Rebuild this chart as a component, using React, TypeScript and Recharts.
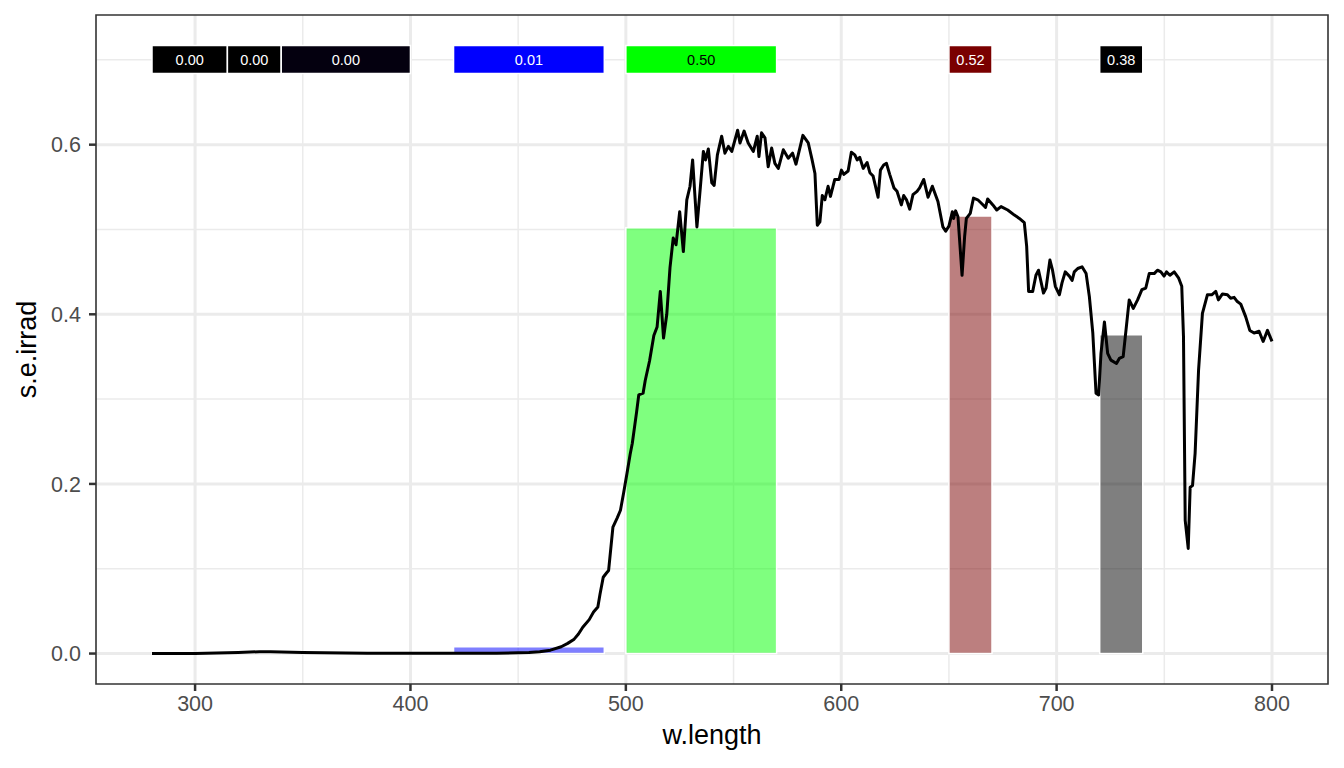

---

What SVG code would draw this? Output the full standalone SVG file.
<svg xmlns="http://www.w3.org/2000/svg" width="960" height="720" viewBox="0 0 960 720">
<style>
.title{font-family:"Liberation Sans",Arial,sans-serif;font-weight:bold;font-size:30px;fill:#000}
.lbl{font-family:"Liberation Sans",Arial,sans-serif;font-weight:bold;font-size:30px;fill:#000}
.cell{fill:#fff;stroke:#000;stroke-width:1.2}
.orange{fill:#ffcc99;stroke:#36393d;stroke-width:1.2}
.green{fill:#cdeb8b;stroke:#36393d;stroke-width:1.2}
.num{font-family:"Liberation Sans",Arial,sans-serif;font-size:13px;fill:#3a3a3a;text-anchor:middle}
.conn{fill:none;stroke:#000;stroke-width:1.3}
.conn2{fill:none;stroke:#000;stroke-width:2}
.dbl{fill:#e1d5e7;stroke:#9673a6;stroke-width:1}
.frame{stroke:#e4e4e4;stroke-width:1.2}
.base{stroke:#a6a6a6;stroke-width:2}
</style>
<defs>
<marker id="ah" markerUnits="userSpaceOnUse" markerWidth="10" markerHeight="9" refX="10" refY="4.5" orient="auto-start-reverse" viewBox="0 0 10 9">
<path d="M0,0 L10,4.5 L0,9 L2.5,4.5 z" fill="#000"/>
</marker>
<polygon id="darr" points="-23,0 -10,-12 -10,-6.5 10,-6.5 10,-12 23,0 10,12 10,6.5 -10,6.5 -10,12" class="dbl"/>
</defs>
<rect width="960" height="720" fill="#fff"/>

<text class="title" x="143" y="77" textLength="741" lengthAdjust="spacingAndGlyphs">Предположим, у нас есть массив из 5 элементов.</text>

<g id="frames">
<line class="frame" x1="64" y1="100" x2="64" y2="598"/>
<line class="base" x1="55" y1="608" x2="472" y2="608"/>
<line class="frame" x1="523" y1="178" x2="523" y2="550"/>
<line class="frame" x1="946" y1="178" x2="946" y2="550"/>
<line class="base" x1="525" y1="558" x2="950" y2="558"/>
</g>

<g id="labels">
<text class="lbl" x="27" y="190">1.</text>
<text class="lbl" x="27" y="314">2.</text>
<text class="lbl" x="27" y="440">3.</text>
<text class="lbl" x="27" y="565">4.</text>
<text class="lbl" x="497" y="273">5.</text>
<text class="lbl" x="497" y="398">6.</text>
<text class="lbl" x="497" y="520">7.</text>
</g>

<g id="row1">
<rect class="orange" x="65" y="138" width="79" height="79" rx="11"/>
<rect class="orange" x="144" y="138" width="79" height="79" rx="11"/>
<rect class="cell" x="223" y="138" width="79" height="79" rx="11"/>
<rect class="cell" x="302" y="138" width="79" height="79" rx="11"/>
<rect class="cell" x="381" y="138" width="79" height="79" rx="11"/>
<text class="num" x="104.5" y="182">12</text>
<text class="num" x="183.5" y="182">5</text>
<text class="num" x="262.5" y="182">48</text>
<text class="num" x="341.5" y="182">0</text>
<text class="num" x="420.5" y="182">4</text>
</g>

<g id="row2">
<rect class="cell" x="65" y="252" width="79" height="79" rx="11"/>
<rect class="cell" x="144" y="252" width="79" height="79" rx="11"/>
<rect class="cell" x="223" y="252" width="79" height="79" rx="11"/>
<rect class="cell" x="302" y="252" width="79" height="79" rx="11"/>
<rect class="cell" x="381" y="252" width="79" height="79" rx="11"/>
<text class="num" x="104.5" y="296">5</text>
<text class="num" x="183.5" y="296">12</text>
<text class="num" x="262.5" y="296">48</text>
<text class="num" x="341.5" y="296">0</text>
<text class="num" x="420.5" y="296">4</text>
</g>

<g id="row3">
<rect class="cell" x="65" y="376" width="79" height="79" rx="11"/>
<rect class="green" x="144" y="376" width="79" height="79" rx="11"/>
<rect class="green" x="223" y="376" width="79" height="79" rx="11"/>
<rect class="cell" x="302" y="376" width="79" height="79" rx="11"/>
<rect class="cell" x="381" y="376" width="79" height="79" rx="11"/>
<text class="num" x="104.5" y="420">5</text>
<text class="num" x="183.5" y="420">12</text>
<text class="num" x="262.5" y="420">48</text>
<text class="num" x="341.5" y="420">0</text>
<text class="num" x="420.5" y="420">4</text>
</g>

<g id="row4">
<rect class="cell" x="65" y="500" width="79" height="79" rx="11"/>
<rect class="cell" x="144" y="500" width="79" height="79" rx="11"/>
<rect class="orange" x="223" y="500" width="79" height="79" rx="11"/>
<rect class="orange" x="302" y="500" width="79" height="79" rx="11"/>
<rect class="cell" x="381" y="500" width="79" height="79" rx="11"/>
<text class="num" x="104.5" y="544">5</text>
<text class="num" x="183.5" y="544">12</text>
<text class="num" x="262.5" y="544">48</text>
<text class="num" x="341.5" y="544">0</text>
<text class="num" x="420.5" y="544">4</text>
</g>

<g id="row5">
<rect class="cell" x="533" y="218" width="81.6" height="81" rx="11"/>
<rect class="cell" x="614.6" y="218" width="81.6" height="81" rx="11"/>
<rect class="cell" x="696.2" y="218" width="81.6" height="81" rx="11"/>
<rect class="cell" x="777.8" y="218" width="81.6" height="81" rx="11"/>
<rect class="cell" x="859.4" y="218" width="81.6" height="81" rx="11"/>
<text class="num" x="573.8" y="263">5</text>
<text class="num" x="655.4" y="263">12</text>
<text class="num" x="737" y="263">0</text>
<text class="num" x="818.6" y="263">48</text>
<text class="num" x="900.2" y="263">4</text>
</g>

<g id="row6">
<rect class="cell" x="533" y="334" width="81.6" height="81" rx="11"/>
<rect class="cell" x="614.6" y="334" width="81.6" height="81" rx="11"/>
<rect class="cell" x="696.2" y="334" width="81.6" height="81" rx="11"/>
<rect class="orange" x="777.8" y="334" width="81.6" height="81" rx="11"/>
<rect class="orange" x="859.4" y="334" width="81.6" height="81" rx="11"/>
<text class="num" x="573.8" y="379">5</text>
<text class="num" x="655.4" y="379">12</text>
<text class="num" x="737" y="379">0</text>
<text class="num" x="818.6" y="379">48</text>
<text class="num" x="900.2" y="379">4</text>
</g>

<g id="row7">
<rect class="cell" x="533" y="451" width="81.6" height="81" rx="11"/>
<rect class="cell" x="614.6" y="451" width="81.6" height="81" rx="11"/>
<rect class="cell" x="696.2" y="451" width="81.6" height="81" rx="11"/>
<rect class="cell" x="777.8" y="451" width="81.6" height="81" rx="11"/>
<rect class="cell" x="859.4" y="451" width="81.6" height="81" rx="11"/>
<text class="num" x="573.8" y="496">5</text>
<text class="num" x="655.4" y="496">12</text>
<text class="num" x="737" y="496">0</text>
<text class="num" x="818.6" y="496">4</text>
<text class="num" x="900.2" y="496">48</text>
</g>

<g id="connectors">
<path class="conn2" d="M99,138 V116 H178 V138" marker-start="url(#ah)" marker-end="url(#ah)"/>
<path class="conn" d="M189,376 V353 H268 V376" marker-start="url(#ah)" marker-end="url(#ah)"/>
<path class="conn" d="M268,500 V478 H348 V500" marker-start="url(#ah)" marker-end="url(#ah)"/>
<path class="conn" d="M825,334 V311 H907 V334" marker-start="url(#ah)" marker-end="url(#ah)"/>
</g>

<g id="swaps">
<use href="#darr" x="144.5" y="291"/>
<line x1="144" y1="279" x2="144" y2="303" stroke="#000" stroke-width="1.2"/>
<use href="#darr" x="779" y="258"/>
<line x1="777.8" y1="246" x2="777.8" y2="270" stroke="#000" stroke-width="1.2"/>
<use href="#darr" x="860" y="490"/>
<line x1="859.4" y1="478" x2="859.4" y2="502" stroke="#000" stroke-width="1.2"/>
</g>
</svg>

*Directive*.
Search the lines above for the string "this", then show every one that has it.

*Problem solution*.
Rebuild this chart as a component, using React, TypeScript and Recharts.
What SVG code would draw this? Output the full standalone SVG file.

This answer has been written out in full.